Vanderbilt postdoc to receive Impact Goals Award from ARIS Center
- Published: Tuesday, Jan. 28, 2020
Matthew Wilkins, a postdoctoral fellow for the Center for Science Outreach at Vanderbilt University in Nashville, Tenn., will receive the inaugural Impact Goals Award from the Center for Advancing Research Impact in Society (ARIS).
The award will be presented April 28 at the 2020 ARIS Summit in Durham, North Carolina.
The Impact Goals Award recognizes work that significantly advances engagement and translation of research to public benefit in areas related to the impact goals identified by the National Science Foundation emphasizing the integration of education and outreach in scientific research, says Susan Renoe, executive director of ARIS.
Through a collaboration between Vanderbilt and Metro Nashville Public Schools, Wilkins serves as resident scientist at Head Magnet Middle School. He leverages his experience as an evolutionary biologist and undergraduate educator to collaborate with teachers to develop interactive STEAM activities that engage students by incorporating authentic data, storytelling and mysteries involving real-world examples from current research.
Wilkins was nominated by Daizaburo Shizuka, assistant professor of biological sciences at the University of Nebraska-Lincoln, and Jennifer Ufnar, executive director of the Center for Science Outreach and research assistant professor at Vanderbilt’s Peabody College of Education.
ARIS, based at the University of Missouri, works with scientists and engagement practitioners to build capacity, advance scholarship, grow partnerships and provide resources to help them engage with their communities and demonstrate the impact of research.
Founded in 2018 through a $5.2 million grant from the National Science Foundation, ARIS has advisers, partners, and research and higher educational support from more than 25 leading organizations and experts around the world.
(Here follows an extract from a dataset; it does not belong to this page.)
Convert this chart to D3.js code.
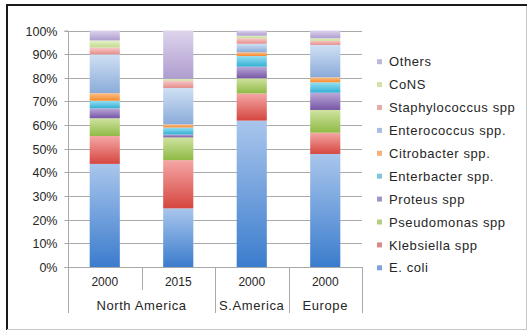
<!DOCTYPE html>
<html>
<head>
<meta charset="utf-8">
<script src="https://cdn.jsdelivr.net/npm/d3@7"></script>
<style>
  html, body { margin: 0; padding: 0; background: #fff; }
  svg { display: block; font-family: "Liberation Sans", Arial, sans-serif; }
</style>
</head>
<body>
<svg id="chart" width="529" height="331"></svg>
<script>
// Bar categories (year) and their region groups
const years = ["2000", "2015", "2000", "2000"];
const regions = ["North America", "S.America", "Europe"];
const regionSpans = [2, 1, 1];

// Share of isolates (%) per organism, one value per bar
const seriesNames = ["E. coli", "Klebsiella spp", "Pseudomonas spp", "Proteus spp",
  "Enterbacter spp.", "Citrobacter spp.", "Enterococcus spp.", "Staphylococcus spp", "CoNS", "Others"];
const eColi          = [43.6, 24.8, 61.9, 47.8];
const klebsiella     = [11.8, 20.4, 11.5,  9.0];
const pseudomonas    = [ 7.5,  9.6,  6.4,  9.6];
const proteus        = [ 4.2,  1.2,  4.9,  7.3];
const enterobacter   = [ 3.2,  3.0,  4.5,  4.4];
const citrobacter    = [ 3.2,  1.3,  1.6,  2.1];
const enterococcus   = [16.4, 15.4,  3.6, 13.7];
const staphylococcus = [ 2.9,  3.1,  2.3,  1.8];
const cons           = [ 3.0,  0.8,  1.1,  1.0];
const others         = [ 4.2, 20.4,  2.2,  3.3];
const yTicks = [0, 0.1, 0.2, 0.3, 0.4, 0.5, 0.6, 0.7, 0.8, 0.9, 1.0];

const seriesValues = [eColi, klebsiella, pseudomonas, proteus, enterobacter,
  citrobacter, enterococcus, staphylococcus, cons, others];

// Top/bottom gradient stops for each series
const gradTop = ["#a9c6ec", "#f4a7a6", "#cfe3a0", "#bcaad8", "#96dff2", "#fcc08a", "#d0e0f4", "#f8c9c8", "#e6f2cc", "#ded4ec"];
const gradBot = ["#3b7ccd", "#d6463f", "#8fba45", "#7656a6", "#34afd3", "#f68a2c", "#8aabd9", "#e38d8b", "#c2da8c", "#ae9dcf"];
const swatch  = ["#7fa3d6", "#d98a88", "#b3cf84", "#a393c4", "#7fc6dc", "#f5b07a", "#a9bde3", "#e6aaa8", "#d2e2a8", "#c0b5dc"];

const textColor = "#262626";
const svg = d3.select("#chart");

// gradients
const defs = svg.append("defs");
seriesNames.forEach((n, i) => {
  const g = defs.append("linearGradient").attr("id", "g" + i)
    .attr("x1", 0).attr("y1", 0).attr("x2", 0).attr("y2", 1);
  g.append("stop").attr("offset", "0%").attr("stop-color", gradTop[i]);
  g.append("stop").attr("offset", "100%").attr("stop-color", gradBot[i]);
});

// frame
svg.append("line").attr("x1", 6).attr("x2", 527).attr("y1", 5).attr("y2", 5)
  .attr("stroke", "#1a1a1a").attr("stroke-width", 2);
svg.append("line").attr("x1", 7).attr("x2", 7).attr("y1", 4).attr("y2", 330)
  .attr("stroke", "#1a1a1a").attr("stroke-width", 2);
svg.append("line").attr("x1", 526.5).attr("x2", 526.5).attr("y1", 6).attr("y2", 330)
  .attr("stroke", "#c8c8c8").attr("stroke-width", 1);
svg.append("line").attr("x1", 7).attr("x2", 527).attr("y1", 329.5).attr("y2", 329.5)
  .attr("stroke", "#c8c8c8").attr("stroke-width", 1);

const plotLeft = 68, plotRight = 362, plotTop = 30.5, plotBottom = 267;

const x = d3.scaleBand().domain(d3.range(years.length)).range([plotLeft, plotRight])
  .paddingInner(0.59).paddingOuter(0.295);
const y = d3.scaleLinear().domain([0, 1]).range([plotBottom, plotTop]);

// gridlines
const gridColor = "#a9a9a9";
svg.append("g").selectAll("line").data(yTicks.slice(1)).join("line")
  .attr("x1", plotLeft).attr("x2", plotRight)
  .attr("y1", d => Math.round(y(d)) + 0.5).attr("y2", d => Math.round(y(d)) + 0.5)
  .attr("stroke", gridColor).attr("stroke-width", 1);

// y axis
const yAxis = svg.append("g").attr("transform", `translate(${plotLeft + 0.5},0.5)`)
  .call(d3.axisLeft(y).tickValues(yTicks).tickFormat(d3.format(".0%")).tickSize(4).tickPadding(7));
yAxis.select(".domain").attr("stroke", gridColor).attr("d", `M-4,${y(1)}H0V${y(0)}H-4`);
yAxis.selectAll(".tick line").attr("stroke", gridColor);
yAxis.selectAll(".tick text").attr("fill", textColor).style("font-size", "12.5px")
  .style("font-family", "'Liberation Sans', Arial, sans-serif");
yAxis.selectAll(".tick").attr("transform", d => `translate(0,${Math.round(y(d))})`);

// stacked bars
const table = years.map((yr, j) => {
  const row = { idx: j };
  seriesNames.forEach((n, i) => { row[n] = seriesValues[i][j] / 100; });
  return row;
});
const stacked = d3.stack().keys(seriesNames)(table);

svg.append("g").selectAll("g").data(stacked).join("g")
  .attr("fill", (d, i) => `url(#g${i})`)
  .selectAll("rect").data(d => d).join("rect")
  .attr("x", d => x(d.data.idx))
  .attr("width", x.bandwidth())
  .attr("y", d => y(d[1]))
  .attr("height", d => y(d[0]) - y(d[1]));

// category axis
svg.append("line").attr("x1", plotLeft).attr("x2", plotRight)
  .attr("y1", plotBottom + 0.5).attr("y2", plotBottom + 0.5)
  .attr("stroke", gridColor);
const step = x.step();
// boundaries: inner year splits are short, region splits go through both rows
let cum = 0;
const regionEdges = [0];
regionSpans.forEach(s => { cum += s; regionEdges.push(cum); });
d3.range(years.length + 1).forEach(k => {
  const xx = Math.round(plotLeft + k * step) + 0.5;
  const full = regionEdges.includes(k);
  svg.append("line").attr("x1", xx).attr("x2", xx)
    .attr("y1", plotBottom).attr("y2", full ? 313 : 290).attr("stroke", gridColor);
});

svg.append("g").selectAll("text").data(years).join("text")
  .attr("x", (d, i) => x(i) + x.bandwidth() / 2)
  .attr("y", 286)
  .attr("text-anchor", "middle")
  .attr("fill", textColor).style("font-size", "12px")
  .text(d => d);

svg.append("g").selectAll("text").data(regions).join("text")
  .attr("x", (d, i) => plotLeft + (regionEdges[i] + regionEdges[i + 1]) / 2 * step)
  .attr("y", 310)
  .attr("text-anchor", "middle")
  .attr("fill", textColor).style("font-size", "13px").style("letter-spacing", "0.6px")
  .text(d => d);

// legend (top entry is the last series)
const legendItems = seriesNames.map((n, i) => ({ n, i })).reverse();
const lg = svg.append("g").selectAll("g").data(legendItems).join("g")
  .attr("transform", (d, k) => `translate(377,${61.7 + k * 22.9})`);
lg.append("rect").attr("x", 0).attr("y", -2.5).attr("width", 5).attr("height", 5)
  .attr("fill", d => swatch[d.i]);
lg.append("text").attr("x", 12).attr("dy", "0.36em")
  .attr("fill", textColor).style("font-size", "13px").style("letter-spacing", "0.6px")
  .text(d => d.n);
</script>
</body>
</html>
The ARIS awards awards recognize societal impacts through research, engagement and knowledge translation. In addition to the Impact Goals Award, ARIS awards to be presented this spring at the 2020 Summit include the Enduring Achievement Award and the Impact Innovations Award.
“I am glad that ARIS is creating opportunities like this that recognize and help institutionalize science communication and outreach,” Wilkins says. “I strongly believe that the public deserves access to new discoveries, and every research program should see outreach and science communication as a central goal, not a distraction.”